MAIS... si un enfant, pour des raisons diverses, refuse, rejette la "vie coopérative" il peut lui être attribué la "ceinture rouge" en comportement qui lui confèrera alors un statut particulier : il n'est pas rejeté, mais considéré comme n'ayant plus le droit coopératif.

 

6/ TEMPS PRIS DANS LA CLASSE PAR CE SYSTEME ?

 

Le contrôle et l'évaluation sont totalement intégrés à la vie de la classe. Cela se passe au fur et à mesure des activités.

Au début de l'année, un peu plus de temps est consacré aux sondages, passages de tests et mise en place/compréhension du système.

A noter que les anciens élèves (présents l'année précédente et cette année) conservent leurs ceintures déjà acquises. Ils réviseront si nécessaire certaines notions peut-être oubliées.

 

7 POURQUOI L'AFFICHAGE DES NIVEAUX EN CLASSE ?

 

- Dans toute institution, il est nécessaire d'avoir un ensemble de points de repère et de Lois. Toute organisation fiable repose sur des critères de compétences. D'aucuns diront que l'affichage n'est pas une nécessité, mais... :

 

. Dans la vie quotidienne, tout individu se repère par rapport à d'autres individus ou à un groupe sans pour autant avoir des intentions de compétition. Marcherions-nous debout si nous n'avions pas repéré que les autres marchent ainsi ?

 

. La visualisation des repères est plus objective et moins "dangereuse" qu'une mémorisation plus ou moins floue et fiable (mémorisation toujours subjective). Elle permet d'éviter toute comparaison due à un fonctionnement basé sur le "naturel", sur le "spontané", le "non-dit". Est-ce contraire à la reconnaissance des différences que d'afficher des compétences qui aideront à l'accession à l'autonomie et à l'entraide, qui seront (re)valorisantes ?

Il faut rappeler que c'est dans une classe basée sur la coopération et non la compétition que cet affichage a lieu.

 

. Sur le plan de l'organisation, de la gestion coopérative, cela représente un avantage indéniable. Quelle mémoire et quelle faculté faut-il à un enfant, à un enseignant (surtout s'il n'est pas en "forme"!) pour se souvenir avec précision qui sait faire quoi dans la multiplicité des acquisitions et des activités !

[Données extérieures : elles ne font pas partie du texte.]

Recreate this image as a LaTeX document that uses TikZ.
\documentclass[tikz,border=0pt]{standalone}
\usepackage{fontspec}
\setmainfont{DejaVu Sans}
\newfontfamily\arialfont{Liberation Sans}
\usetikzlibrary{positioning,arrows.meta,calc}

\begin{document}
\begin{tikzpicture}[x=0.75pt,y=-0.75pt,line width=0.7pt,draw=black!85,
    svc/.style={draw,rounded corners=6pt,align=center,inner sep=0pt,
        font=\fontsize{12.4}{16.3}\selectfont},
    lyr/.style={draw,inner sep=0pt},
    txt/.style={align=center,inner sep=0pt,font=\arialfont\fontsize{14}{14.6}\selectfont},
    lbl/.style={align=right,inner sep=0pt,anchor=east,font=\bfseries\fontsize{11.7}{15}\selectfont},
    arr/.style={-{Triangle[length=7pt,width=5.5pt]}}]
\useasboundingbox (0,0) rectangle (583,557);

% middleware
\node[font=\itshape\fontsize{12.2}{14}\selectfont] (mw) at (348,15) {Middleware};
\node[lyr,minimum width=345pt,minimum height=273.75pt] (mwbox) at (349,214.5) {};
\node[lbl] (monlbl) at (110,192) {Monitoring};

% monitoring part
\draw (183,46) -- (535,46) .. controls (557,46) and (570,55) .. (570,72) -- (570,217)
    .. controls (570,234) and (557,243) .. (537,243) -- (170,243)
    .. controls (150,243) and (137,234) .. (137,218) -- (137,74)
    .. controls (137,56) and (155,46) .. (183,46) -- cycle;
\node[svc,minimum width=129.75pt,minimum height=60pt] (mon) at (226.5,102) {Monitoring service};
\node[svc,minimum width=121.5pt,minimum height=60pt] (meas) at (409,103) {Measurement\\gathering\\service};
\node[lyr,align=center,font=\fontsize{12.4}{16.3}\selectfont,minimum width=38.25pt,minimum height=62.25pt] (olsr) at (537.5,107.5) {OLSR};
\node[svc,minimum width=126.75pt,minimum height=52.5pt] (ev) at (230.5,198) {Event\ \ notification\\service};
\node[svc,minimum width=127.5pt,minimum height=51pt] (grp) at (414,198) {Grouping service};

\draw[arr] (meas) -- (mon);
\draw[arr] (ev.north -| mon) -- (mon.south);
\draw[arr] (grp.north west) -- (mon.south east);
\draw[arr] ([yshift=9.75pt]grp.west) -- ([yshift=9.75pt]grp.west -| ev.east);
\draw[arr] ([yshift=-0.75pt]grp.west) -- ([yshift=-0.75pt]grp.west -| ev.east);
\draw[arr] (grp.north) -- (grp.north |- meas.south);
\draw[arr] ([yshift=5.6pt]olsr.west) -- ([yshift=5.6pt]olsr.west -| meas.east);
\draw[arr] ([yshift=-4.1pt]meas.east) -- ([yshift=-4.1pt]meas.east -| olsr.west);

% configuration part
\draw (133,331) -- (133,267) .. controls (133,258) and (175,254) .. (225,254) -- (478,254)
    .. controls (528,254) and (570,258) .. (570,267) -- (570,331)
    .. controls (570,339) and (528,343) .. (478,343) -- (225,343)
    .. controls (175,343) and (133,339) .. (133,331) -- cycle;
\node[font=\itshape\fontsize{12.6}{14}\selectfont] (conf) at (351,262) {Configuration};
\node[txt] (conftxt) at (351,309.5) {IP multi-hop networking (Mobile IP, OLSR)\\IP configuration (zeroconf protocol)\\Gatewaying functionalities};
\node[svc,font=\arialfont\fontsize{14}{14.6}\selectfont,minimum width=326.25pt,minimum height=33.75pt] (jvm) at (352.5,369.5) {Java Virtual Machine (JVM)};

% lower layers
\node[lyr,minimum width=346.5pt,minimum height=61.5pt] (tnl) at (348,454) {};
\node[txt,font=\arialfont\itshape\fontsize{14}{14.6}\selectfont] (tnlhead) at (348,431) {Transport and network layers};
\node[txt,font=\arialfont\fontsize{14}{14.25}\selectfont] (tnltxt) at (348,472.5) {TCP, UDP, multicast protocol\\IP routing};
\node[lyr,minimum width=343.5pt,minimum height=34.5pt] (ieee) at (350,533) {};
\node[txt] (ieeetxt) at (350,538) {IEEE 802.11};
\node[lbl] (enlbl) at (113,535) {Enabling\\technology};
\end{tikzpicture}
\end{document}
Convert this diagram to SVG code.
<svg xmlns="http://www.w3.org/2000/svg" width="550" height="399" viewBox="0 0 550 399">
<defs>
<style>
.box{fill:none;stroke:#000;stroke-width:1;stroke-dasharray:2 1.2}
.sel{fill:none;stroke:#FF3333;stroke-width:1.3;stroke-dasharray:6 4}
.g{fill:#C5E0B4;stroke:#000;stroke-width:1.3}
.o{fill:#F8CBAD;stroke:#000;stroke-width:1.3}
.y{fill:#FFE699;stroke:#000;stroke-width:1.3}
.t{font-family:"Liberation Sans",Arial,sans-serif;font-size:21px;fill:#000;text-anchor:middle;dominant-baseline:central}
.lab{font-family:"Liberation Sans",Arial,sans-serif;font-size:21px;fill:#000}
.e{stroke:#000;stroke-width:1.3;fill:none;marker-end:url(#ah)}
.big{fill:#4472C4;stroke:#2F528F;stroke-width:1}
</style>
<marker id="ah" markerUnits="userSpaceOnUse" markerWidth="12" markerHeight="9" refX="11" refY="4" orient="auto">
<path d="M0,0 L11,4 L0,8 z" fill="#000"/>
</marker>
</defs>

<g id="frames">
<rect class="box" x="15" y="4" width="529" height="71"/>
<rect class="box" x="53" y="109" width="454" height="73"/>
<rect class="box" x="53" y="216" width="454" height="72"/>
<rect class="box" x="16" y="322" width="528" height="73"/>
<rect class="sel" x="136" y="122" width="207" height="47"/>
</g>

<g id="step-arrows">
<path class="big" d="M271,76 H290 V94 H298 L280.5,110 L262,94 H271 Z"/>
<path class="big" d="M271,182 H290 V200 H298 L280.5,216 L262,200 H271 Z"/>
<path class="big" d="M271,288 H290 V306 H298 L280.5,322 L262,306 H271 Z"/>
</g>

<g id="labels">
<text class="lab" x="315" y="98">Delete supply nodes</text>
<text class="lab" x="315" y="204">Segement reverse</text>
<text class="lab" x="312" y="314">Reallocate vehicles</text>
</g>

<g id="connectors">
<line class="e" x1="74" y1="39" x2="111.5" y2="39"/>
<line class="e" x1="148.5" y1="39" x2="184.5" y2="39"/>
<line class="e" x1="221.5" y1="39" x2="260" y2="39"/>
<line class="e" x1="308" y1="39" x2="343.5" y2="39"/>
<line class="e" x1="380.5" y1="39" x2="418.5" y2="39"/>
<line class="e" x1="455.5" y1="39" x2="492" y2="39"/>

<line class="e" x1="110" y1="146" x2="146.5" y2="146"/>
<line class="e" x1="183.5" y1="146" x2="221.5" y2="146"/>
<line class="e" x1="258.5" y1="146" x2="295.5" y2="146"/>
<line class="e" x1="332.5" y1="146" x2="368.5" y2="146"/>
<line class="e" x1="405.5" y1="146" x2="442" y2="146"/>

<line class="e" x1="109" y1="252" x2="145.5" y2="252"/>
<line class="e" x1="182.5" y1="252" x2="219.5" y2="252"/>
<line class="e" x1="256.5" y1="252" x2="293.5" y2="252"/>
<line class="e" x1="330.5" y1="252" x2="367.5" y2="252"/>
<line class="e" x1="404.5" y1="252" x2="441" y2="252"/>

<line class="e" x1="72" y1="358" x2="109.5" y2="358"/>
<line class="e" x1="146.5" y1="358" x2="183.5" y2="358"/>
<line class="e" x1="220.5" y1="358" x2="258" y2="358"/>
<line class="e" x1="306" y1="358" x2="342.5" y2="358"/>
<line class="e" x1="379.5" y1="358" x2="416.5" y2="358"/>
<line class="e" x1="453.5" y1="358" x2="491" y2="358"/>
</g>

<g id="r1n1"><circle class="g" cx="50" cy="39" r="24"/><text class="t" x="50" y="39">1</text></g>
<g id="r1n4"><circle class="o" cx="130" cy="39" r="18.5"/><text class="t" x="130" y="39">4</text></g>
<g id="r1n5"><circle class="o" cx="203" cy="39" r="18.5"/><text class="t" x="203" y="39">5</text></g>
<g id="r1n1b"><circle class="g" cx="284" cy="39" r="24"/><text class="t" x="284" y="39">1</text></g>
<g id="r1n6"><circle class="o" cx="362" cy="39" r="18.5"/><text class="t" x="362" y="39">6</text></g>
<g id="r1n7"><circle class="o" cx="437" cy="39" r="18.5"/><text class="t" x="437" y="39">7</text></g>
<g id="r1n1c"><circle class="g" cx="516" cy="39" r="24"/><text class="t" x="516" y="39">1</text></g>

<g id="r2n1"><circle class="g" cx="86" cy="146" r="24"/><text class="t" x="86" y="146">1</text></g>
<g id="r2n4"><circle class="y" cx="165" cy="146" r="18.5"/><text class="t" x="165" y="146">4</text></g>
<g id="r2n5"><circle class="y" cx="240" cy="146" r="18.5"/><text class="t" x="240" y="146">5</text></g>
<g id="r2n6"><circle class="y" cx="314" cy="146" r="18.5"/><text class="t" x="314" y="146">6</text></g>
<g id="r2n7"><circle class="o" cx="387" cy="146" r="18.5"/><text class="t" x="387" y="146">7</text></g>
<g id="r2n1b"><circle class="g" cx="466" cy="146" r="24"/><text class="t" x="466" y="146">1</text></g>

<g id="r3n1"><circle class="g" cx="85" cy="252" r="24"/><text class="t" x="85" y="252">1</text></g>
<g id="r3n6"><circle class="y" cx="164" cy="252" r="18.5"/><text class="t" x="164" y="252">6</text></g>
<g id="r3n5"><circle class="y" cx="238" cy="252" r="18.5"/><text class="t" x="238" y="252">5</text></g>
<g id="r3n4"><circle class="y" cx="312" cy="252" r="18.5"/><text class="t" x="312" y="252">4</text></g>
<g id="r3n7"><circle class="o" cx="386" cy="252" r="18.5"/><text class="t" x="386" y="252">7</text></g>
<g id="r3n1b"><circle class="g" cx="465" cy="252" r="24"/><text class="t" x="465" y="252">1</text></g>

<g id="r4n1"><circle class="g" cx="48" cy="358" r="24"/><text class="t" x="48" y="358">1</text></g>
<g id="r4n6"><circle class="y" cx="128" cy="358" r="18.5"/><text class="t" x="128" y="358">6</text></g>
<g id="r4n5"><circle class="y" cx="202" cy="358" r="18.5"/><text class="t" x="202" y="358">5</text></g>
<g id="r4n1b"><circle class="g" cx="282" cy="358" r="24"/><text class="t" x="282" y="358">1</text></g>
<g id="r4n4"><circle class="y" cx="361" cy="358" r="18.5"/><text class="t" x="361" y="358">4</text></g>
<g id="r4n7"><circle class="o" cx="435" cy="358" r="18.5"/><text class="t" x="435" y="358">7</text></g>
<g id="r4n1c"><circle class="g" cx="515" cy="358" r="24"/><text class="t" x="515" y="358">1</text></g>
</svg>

Un simple regard sur les tableaux de niveaux permet rapidement à tout individu de la classe ou non (un remplaçant par exemple) de (se) repérer, de (se) guider, dans sa démarche, dans ses recherches, dans son organisation.

 

. La marérialisation des repérages peut, semble-t-il, avoir un effet thérapeutique : certains enfants qui ne savent pas très bien, ou pas du tout qui "ils sont", ni même si "ils sont", arrivent ainsi parfois à se situer, se re-situer grâce à ces repères.

 

. Ce qui est notable avec ce système, c'est la "dynamisation vers le haut" des enfants, du groupe ; je n'ai jamais assisté, depuis qu'il existe dans ma classe, à l'apparition de blocages, de "traumatismes" affectifs ou psychiques.

 

. Cette visualisation des données aide à une prise de conscience des réalités, et même pour certains à une acceptation de soi.

 

. Outre la reconnaissance de soi, par soi et par le groupe, ce repérage affiché apporte une confiance en soi très aidante sur le plan du développement de la personnalité.

 

. De plus, cette matérialisation aux yeux de tous participe à la mise en place d'une nouvelle conception des valeurs... qui peut permettre de relativiser certaines données sociales.

 

8/ COMMENT SE PRESENTENT CES ECHELLES DE NIVEAUX ?

 

Dans ma classe elles se présentent sous forme de tableaux que chaque enfant possède dans son classeur avec la liste des exigences requises pour chaque ceinture de chaque "discipline", et une échelle à colorier au fur et à mesure des acquisitions, des progrès.

Un grand tableau affiché en classe reprend synthétiquement la liste des enfants et des différentes "disciplines". Tableau à double entrée aux intersections desquelles, chacun "plante sa punaise" de couleur correspondant aux niveaux.

Je possède dans un classeur un tableau analogue au précédent, mais beaucoup plus précis et comportant le détail des niveaux de chaque enfant, dans chaque "discipline". Ainsi, d'un seul coup d'œil, j'arrive à repérer dans cette mosaïque de niveaux, celui de tel ou tel enfant dans telle ou telle discipline... et à programmer rapidement un travail personnalisé et adapté.